Ambassador Jeenbaev, Ambassador DeLuca, and Rosa Otunbaeva.
My class was held in the Uganda House, located across the street from UN Headquarters.
By 2006, the Library of Social Science Newsletter had been established— enabling me to convey my ideas to scholars around the world. However, having received substantial training as a lecturer, I still prioritized “in person” presentations as the vehicle for conveying my research findings and theories.

I needed a place or venue at which I could present my ideas—an established institutional setting that could confer prestige and respectability.

As the saying goes, “Be careful what you wish for, you may get it.” In June 2006, I received an email responding to an essay I’d published in the LSS Newsletter: “Astonishing.”

The author of the email was his Excellency Anthony J. DeLuca, the only certified psychologist with Ambassador status at the United Nations. In addition to being an Ambassador, Dr. DeLuca was Rector of a small college he had founded, Ignatius University (affiliated with Sofia University in Bulgaria).

His School of Diplomacy provided a graduate program and offered a PhD. Dr. DeLuca focused on training people affiliated with the UN who wanted to learn to use psychology to resolve political conflicts.

I met with Dr.
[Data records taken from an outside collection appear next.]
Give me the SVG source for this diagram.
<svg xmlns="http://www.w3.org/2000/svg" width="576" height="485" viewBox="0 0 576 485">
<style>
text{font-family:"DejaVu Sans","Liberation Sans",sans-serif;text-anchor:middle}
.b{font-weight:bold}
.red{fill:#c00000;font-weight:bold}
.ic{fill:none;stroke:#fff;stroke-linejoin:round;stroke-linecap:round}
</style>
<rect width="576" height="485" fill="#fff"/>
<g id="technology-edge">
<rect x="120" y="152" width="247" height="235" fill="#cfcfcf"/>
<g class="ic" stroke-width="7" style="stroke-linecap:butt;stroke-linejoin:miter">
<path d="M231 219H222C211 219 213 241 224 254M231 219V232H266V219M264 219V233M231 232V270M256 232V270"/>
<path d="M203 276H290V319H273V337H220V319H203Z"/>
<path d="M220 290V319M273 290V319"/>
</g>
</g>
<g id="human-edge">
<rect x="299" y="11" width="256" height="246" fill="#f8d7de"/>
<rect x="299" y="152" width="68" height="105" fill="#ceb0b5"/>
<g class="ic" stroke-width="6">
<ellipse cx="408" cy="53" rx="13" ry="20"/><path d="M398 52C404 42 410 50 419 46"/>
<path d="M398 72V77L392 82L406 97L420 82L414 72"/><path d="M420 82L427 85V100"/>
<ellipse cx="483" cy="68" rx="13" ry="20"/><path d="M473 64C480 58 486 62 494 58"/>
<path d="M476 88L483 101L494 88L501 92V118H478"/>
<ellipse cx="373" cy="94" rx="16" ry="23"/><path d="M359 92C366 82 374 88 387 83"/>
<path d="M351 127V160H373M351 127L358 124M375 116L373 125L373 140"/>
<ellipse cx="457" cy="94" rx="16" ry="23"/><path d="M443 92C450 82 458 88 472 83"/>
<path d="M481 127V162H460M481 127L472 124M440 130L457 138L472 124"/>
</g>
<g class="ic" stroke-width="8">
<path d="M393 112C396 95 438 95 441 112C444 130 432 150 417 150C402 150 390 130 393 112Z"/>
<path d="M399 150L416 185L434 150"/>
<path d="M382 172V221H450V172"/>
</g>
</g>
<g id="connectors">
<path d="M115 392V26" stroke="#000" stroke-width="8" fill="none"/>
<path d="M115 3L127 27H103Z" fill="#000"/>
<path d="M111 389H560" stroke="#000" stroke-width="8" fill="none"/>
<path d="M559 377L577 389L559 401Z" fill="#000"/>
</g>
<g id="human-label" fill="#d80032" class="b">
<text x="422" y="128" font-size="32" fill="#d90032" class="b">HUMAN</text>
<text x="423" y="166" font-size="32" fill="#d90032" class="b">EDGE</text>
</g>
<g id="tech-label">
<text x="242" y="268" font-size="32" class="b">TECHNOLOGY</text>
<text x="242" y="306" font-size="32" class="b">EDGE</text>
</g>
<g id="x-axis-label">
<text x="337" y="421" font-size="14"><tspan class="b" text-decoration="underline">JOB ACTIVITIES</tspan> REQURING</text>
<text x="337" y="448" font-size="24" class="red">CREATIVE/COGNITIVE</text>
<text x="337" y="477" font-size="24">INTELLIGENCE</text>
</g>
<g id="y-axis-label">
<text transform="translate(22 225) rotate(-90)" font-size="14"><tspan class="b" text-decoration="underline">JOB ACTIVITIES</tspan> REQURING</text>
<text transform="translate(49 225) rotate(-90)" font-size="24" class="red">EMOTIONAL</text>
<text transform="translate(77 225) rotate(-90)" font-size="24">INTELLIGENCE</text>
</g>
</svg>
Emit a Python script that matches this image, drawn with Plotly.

DeLuca at the United Nations. In July, he invited me to attend a graduation ceremony for Ignatius University students in Staten Island.

We agreed that I would teach a four session course in the Fall on “War, Violence and Conflict Management” (my first assignment as a college instructor since I’d “retired” from the field of teaching 15 years earlier).

My class took place in a beautiful conference room at the Uganda House, home of the Permanent Mission of the Republic of Uganda to the United Nations. Given the wonderful venue of the UN, who knew what exciting possibilities might develop?